The political parties of the land or student organizations have not come forward to take up the strike beyond as a mere 'cultural intervention'.   The demands raised during the strike,  such as to allow answers in Malayalam also for PSC's employment tests,    make Malayalam the medium of the upcoming tests for KAS (Kerala Administrative Service), PSC should adopt the language policy of the state government,   are all just and rational.

In all other states of the country,  PSC tests are held in respective mother tongues,  but in order not to prejudice linguistic minorities,  they will be given special consideration too.  What more,  this is an age in which even the civil service examinations held by Union Public Service Commission (UPSC),  can be written in regional languages including Malayalam.   In the same era,  Malayalam remains taboo in PSC tests.   Thinking of it,  those who work under civil service officers – who come through written IAS examinations in Malayalam -  are ones who clear PSC recruitment and enter government service.   That being so,  what is the logic behind not insisting on proficiency in mother-tongue for their qualifying tests?  This only speaks for the fundamentally flawed language policy of Kerala PSC.

PSC  happened on the same day the state of Kerala came into being under formation of states on linguistic basis, i.e 1 November 1956.  From this it can be inferred that the Public Service Commission that was founded in 1926 got divided in Indian Republic based on language.   Most of the states followed the rationale based on language in setting up the PSC functions,  but due to some reasons Kerala lagged behind.   It is only two years since it was declared in Kerala  that language of administration will be Malayalam.   All the government files till then were in English.  How many of ordinary Malayalees would be able to follow the content of those files?   It was as a result of several agitations ever since the birth of Kerala that the mother-tongue of Kerala became administrative language.

Even then,  PSC continued with its old language policy,  though the government had in the meantime given directives to conduct tests in Malayalam too.  But  those at the helm of PSC threw the directives into the winds citing flimsy reasons.  One of the questions raised in the context is if the questions are asked in Malayalam,  what will the candidates who passed out of English-medium institutions do.  But those who raise this question forget the fact that there is an existing law that any student studying under any syllabus in Kerala should learn his mother-tongue.    One has also to realize that such 'innocent' questions in fact damage the core of the laudable attempts of the education department to strengthen public education.  The silence of the government and education department over this is still incomprehensible.

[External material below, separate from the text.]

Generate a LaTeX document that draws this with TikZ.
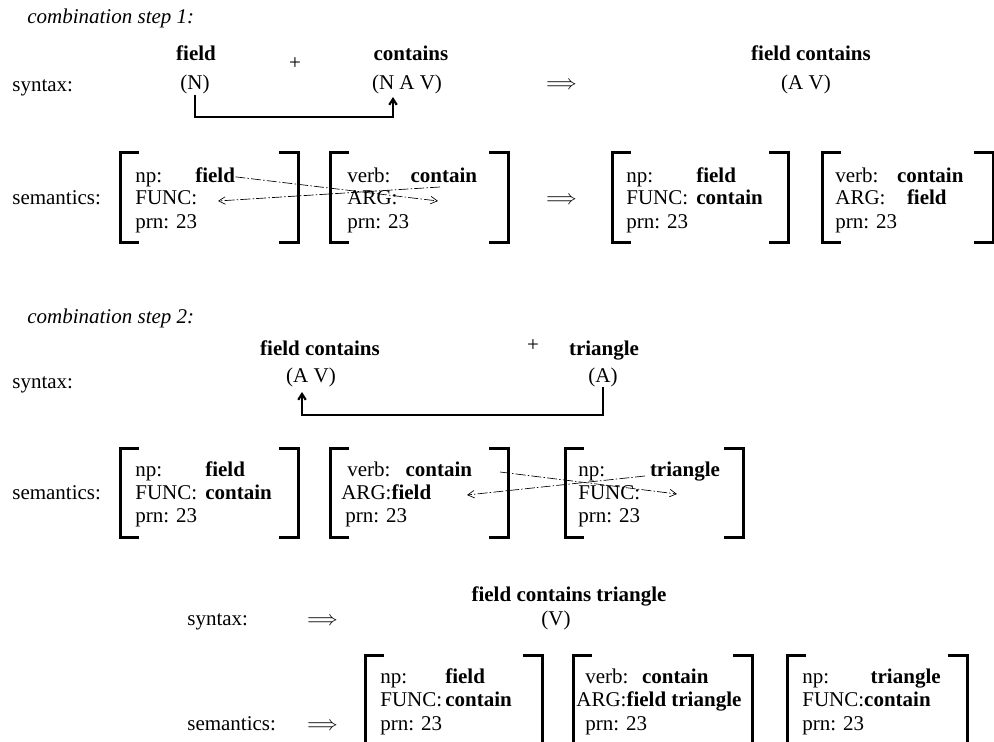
\documentclass[tikz,border=0pt]{standalone}
\usepackage{amsmath}
\usepackage{fontspec}
\usepackage{unicode-math}
\setmainfont{Liberation Serif}
\usepackage{tikz}
\usetikzlibrary{arrows.meta}

% brackets of a feature structure: left, top, right, bottom
\newcommand{\avmbox}[4]{%
\draw[brack] (#1+19,#2) -| (#1,#4) -- (#1+19,#4);
\draw[brack] (#3-19,#2) -| (#3,#4) -- (#3-19,#4);}

\begin{document}
\begin{tikzpicture}[x=0.6pt,y=-0.6pt,
every node/.style={font=\fontsize{12.6}{13.8}\selectfont, inner sep=0pt}]

\tikzstyle{heading} = [anchor=base west, font=\fontsize{12.6}{13.8}\selectfont\itshape]
\tikzstyle{tier} = [anchor=base west]
\tikzstyle{word} = [anchor=base, font=\fontsize{12.6}{13.8}\selectfont\bfseries]
\tikzstyle{cat} = [anchor=base]
\tikzstyle{feat} = [anchor=base west]
\tikzstyle{brack} = [line width=1.8pt]
\tikzstyle{link} = [line width=1.3pt, -{Straight Barb[length=3.5pt,width=4.5pt]}]
\tikzstyle{copyline} =
[thin,
dash pattern=on 6pt off 1.3pt on 0.9pt off 1.3pt,
-{Straight Barb[length=4pt,width=4.5pt]}]

\useasboundingbox (0,0) rectangle (994,742);
\clip (0,0) rectangle (994,742);

% combination step 1
\node (head1) [heading] at (27,24) {combination step 1:};
\node (syn1) [tier] at (12,92) {syntax:};
\node (wfield) [word] at (196,61) {field};
\node (cN) [cat] at (195,90) {(N)};
\node (plus1) [cat] at (295,70) {+};
\node (wcontains) [word] at (411,61) {contains};
\node (cNAV) [cat] at (407,90) {(N A V)};
\node (to1) [cat] at (562,90) {$\Longrightarrow$};
\node (wfc) [word] at (811,61) {field contains};
\node (cAV) [cat] at (806,90) {(A V)};

\coordinate (navN) at (393,97);
\draw[link] (cN.south) -- (cN.south |- 0,117) -| (navN);

\node (sem1) [tier] at (12,205) {semantics:};
\node (to2) [cat] at (562,205) {$\Longrightarrow$};

\avmbox{120}{153}{298}{242}
\node (np1) [feat] at (135,182) {\makebox[36pt][l]{np:}\textbf{field}};
\node (func1) [feat] at (135,205) {FUNC:};
\node (prn1) [feat] at (135,228) {prn: 23};

\avmbox{330}{153}{508}{242}
\node (verb1) [feat] at (347,182) {\makebox[38pt][l]{verb:}\textbf{contain}};
\node (arg1) [feat] at (347,205) {ARG:};
\node (prnb1) [feat] at (347,228) {prn: 23};

\avmbox{612}{153}{788}{242}
\node (np1r) [feat] at (626,182) {\makebox[42pt][l]{np:}\textbf{field}};
\node (func1r) [feat] at (626,205) {\makebox[42pt][l]{FUNC:}\textbf{contain}};
\node (prn1r) [feat] at (626,228) {prn: 23};

\avmbox{822}{153}{993}{242}
\node (verb1r) [feat] at (835,182) {\makebox[37pt][l]{verb:}\textbf{contain}};
\node (arg1r) [feat] at (835,205) {\makebox[43pt][l]{ARG:}\textbf{field}};
\node (prnb1r) [feat] at (835,228) {prn: 23};

\coordinate (argslot1) at (438,201);
\coordinate (contfrom1) at (440,187);
\coordinate (funcslot1) at (218,201);
\draw[copyline] (np1.east) -- (argslot1);
\draw[copyline] (contfrom1) -- (funcslot1);

% combination step 2
\node (head2) [heading] at (27,323) {combination step 2:};
\node (syn2) [tier] at (12,388) {syntax:};
\node (wfc2) [word] at (320,355) {field contains};
\node (cAV2) [cat] at (311,382) {(A V)};
\node (plus2) [cat] at (533,351) {+};
\node (wtri) [word] at (604,355) {triangle};
\node (cA) [cat] at (603,382) {(A)};

\coordinate (avA) at (302,392);
\draw[link] (cA.south) -- (cA.south |- 0,415) -| (avA);

\node (sem2) [tier] at (12,499) {semantics:};

\avmbox{120}{448}{298}{537}
\node (np2) [feat] at (135,476) {\makebox[42pt][l]{np:}\textbf{field}};
\node (func2) [feat] at (135,499) {\makebox[42pt][l]{FUNC:}\textbf{contain}};
\node (prn2) [feat] at (135,522) {prn: 23};

\avmbox{330}{448}{508}{537}
\node (verb2) [feat] at (347,476) {\makebox[35pt][l]{verb:}\textbf{contain}};
\node (arg2) [feat] at (341,499) {ARG:\textbf{field}};
\node (prnb2) [feat] at (345,522) {prn: 23};

\avmbox{565}{448}{743}{537}
\node (np2r) [feat] at (578,476) {\makebox[43pt][l]{np:}\textbf{triangle}};
\node (func2r) [feat] at (578,499) {FUNC:};
\node (prn2r) [feat] at (578,522) {prn: 23};

\coordinate (contfrom2) at (500,472);
\coordinate (funcslot2) at (677,494);
\coordinate (trifrom2) at (645,476);
\coordinate (argslot2) at (467,495);
\draw[copyline] (contfrom2) -- (funcslot2);
\draw[copyline] (trifrom2) -- (argslot2);

% result
\node (wall) [word] at (569,601) {field contains triangle};
\node (syn3) [tier] at (187,625) {syntax:};
\node (to3) [cat] at (323,625) {$\Longrightarrow$};
\node (cV) [cat] at (556,625) {(V)};
\node (sem3) [tier] at (187,730) {semantics:};
\node (to4) [cat] at (323,730) {$\Longrightarrow$};

\avmbox{365}{655}{542}{770}
\node (np3) [feat] at (380,683) {\makebox[39pt][l]{np:}\textbf{field}};
\node (func3) [feat] at (380,706) {\makebox[39pt][l]{FUNC:}\textbf{contain}};
\node (prn3) [feat] at (380,730) {prn: 23};

\avmbox{573}{655}{752}{770}
\node (verb3) [feat] at (585,683) {\makebox[34pt][l]{verb:}\textbf{contain}};
\node (arg3) [feat] at (576,706) {ARG:\textbf{field triangle}};
\node (prnb3) [feat] at (585,730) {prn: 23};

\avmbox{787}{655}{967}{770}
\node (np3r) [feat] at (802,683) {\makebox[41pt][l]{np:}\textbf{triangle}};
\node (func3r) [feat] at (802,706) {FUNC:\textbf{contain}};
\node (prn3r) [feat] at (802,730) {prn: 23};

\end{tikzpicture}
\end{document}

Mother tongue is a human right.   And it is raised as a human rights issue because the basis of the existence of distinct communitiets and cultures is their regional languages.  In all the amendment of international human rights resolutions of the United Nations,  wherever mention is made of the right to freedom of speech and expression,  there is a stress on the need to uphold linguistic diversity.  Protection of the regional languages of every country is a fundamental issue of the very existence of humanity.  Although Malayalam does not immediately face any threat on that score,  the prejudice of authorities may lead to the decay of this language too in the distant future.

In this sense,  the language stir happening now should assume a popular complexion.  All the same,   these slogans should not take the nature of linguistic fundamentalism and an anti-English movement.  The recent anti-Hindi campaign organized in Karnataka was in the name of  'love for mother tongue';  and it is too early also to forget the damage done by the sons-of-the-soil  movement in Maharashtra.    Beyond any such fundamentalist approach, what should be evolved is a langauge policy in tune with the contemporary world.  It is to be hoped that the current strike against PSC will lead the government along the path to such wise decisions.